Entries with chart source code:

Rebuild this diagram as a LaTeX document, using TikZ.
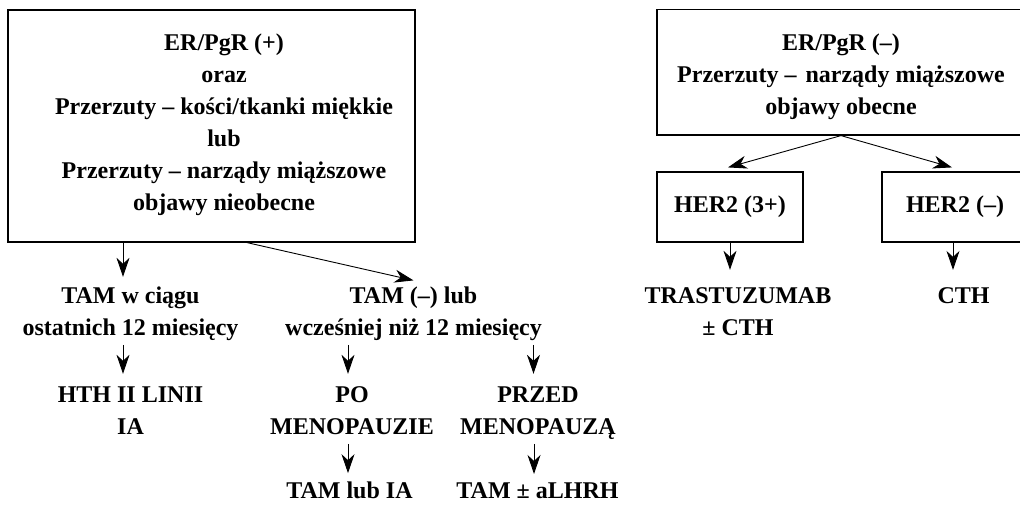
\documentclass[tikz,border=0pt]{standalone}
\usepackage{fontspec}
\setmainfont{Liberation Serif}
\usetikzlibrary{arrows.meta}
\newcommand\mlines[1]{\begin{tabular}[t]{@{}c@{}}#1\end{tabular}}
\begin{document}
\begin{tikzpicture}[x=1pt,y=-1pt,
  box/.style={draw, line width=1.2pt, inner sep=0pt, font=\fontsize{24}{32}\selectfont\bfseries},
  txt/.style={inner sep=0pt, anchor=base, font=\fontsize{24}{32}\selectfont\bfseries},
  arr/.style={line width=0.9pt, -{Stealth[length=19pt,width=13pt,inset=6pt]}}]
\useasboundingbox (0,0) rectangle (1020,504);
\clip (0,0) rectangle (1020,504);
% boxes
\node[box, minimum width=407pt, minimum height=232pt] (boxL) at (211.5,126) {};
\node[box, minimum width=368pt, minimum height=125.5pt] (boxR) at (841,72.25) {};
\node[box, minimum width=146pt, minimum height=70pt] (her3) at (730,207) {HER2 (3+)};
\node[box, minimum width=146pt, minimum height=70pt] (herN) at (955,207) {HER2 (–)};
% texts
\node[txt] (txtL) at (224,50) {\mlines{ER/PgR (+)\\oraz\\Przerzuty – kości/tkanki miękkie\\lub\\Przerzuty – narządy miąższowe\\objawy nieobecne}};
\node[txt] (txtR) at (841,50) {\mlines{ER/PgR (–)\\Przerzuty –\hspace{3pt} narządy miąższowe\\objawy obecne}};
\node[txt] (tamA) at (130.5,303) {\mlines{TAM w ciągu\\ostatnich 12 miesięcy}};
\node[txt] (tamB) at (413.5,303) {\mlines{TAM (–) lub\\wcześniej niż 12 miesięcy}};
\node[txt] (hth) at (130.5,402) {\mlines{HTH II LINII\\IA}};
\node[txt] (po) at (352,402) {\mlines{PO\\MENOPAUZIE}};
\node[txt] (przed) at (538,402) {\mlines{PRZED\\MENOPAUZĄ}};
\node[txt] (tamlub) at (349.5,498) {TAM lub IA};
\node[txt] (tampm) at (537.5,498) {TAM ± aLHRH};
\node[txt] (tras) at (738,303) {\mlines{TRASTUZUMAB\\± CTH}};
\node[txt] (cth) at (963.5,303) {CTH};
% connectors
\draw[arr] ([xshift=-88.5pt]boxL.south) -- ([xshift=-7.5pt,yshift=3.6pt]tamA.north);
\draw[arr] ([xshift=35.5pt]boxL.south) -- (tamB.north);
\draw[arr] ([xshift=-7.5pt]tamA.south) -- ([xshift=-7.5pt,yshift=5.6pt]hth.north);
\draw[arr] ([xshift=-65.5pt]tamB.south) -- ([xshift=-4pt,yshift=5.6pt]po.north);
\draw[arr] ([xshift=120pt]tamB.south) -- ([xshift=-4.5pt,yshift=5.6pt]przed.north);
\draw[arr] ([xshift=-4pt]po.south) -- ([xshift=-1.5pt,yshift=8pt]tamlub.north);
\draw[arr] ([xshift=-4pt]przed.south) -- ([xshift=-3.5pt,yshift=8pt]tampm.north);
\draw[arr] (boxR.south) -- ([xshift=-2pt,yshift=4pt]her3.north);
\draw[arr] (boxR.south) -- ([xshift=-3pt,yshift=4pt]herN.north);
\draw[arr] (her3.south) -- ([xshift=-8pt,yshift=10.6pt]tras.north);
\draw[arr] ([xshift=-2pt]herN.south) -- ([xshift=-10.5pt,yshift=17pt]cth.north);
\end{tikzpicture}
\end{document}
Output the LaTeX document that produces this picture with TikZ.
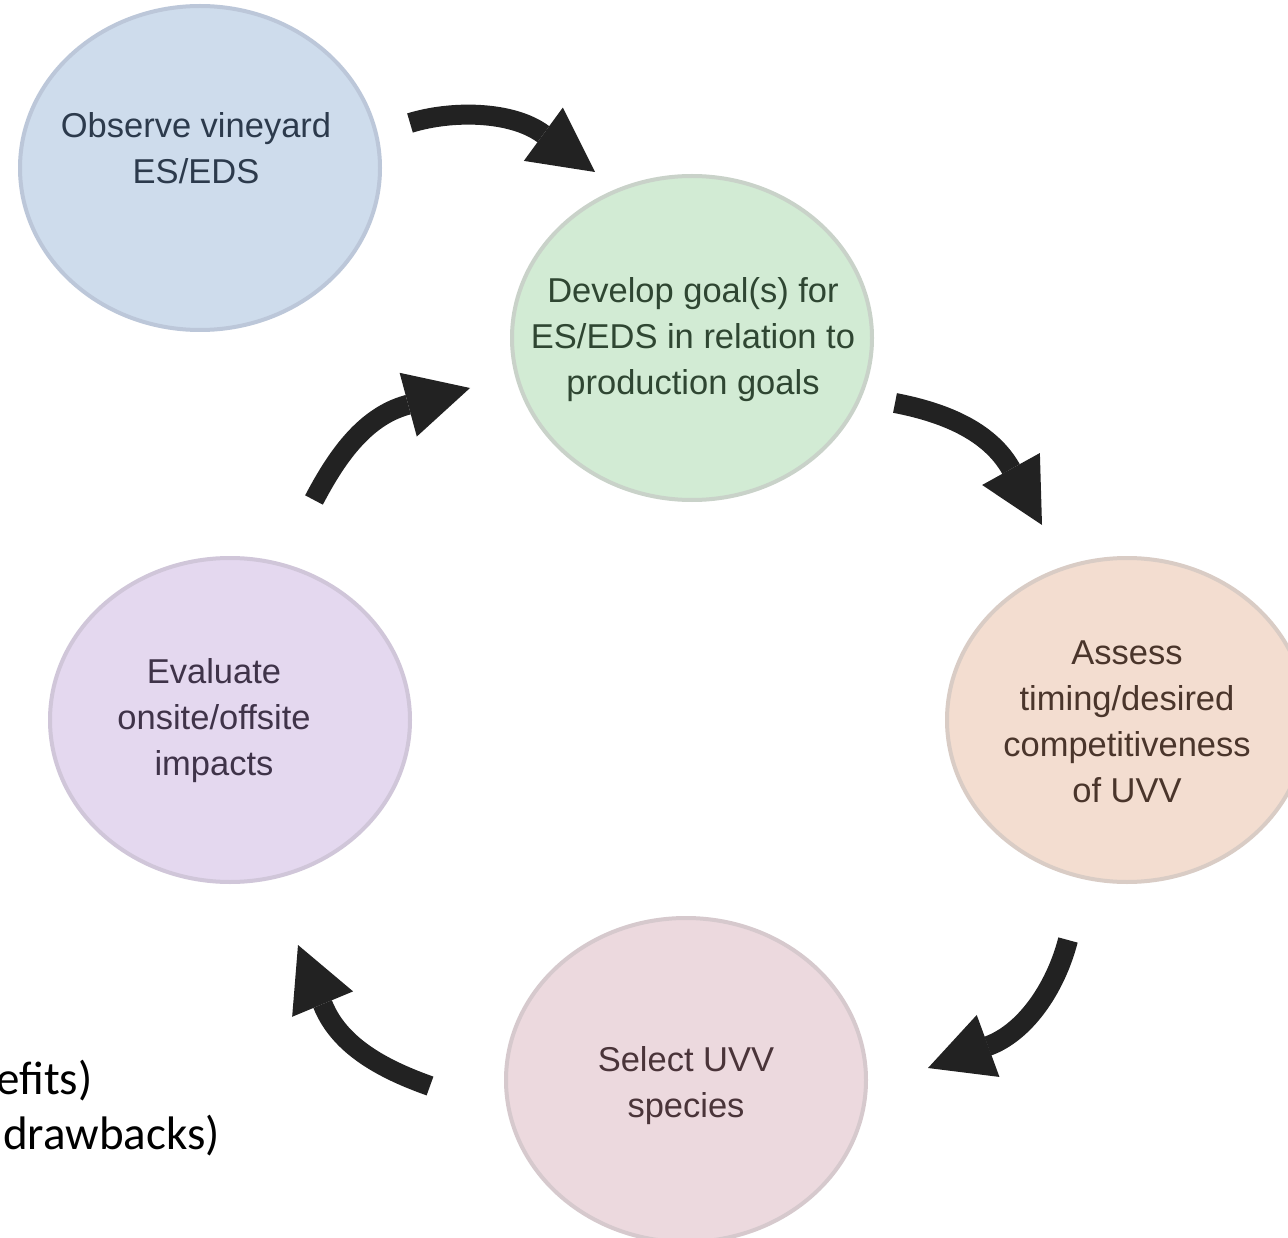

PROBLEM TO WORK ON:
In the entries above, identify every line with the word "this". Copy those lines.

RESPONSE:
Rebuild this diagram as a LaTeX document, using TikZ.
Output the LaTeX document that produces this picture with TikZ.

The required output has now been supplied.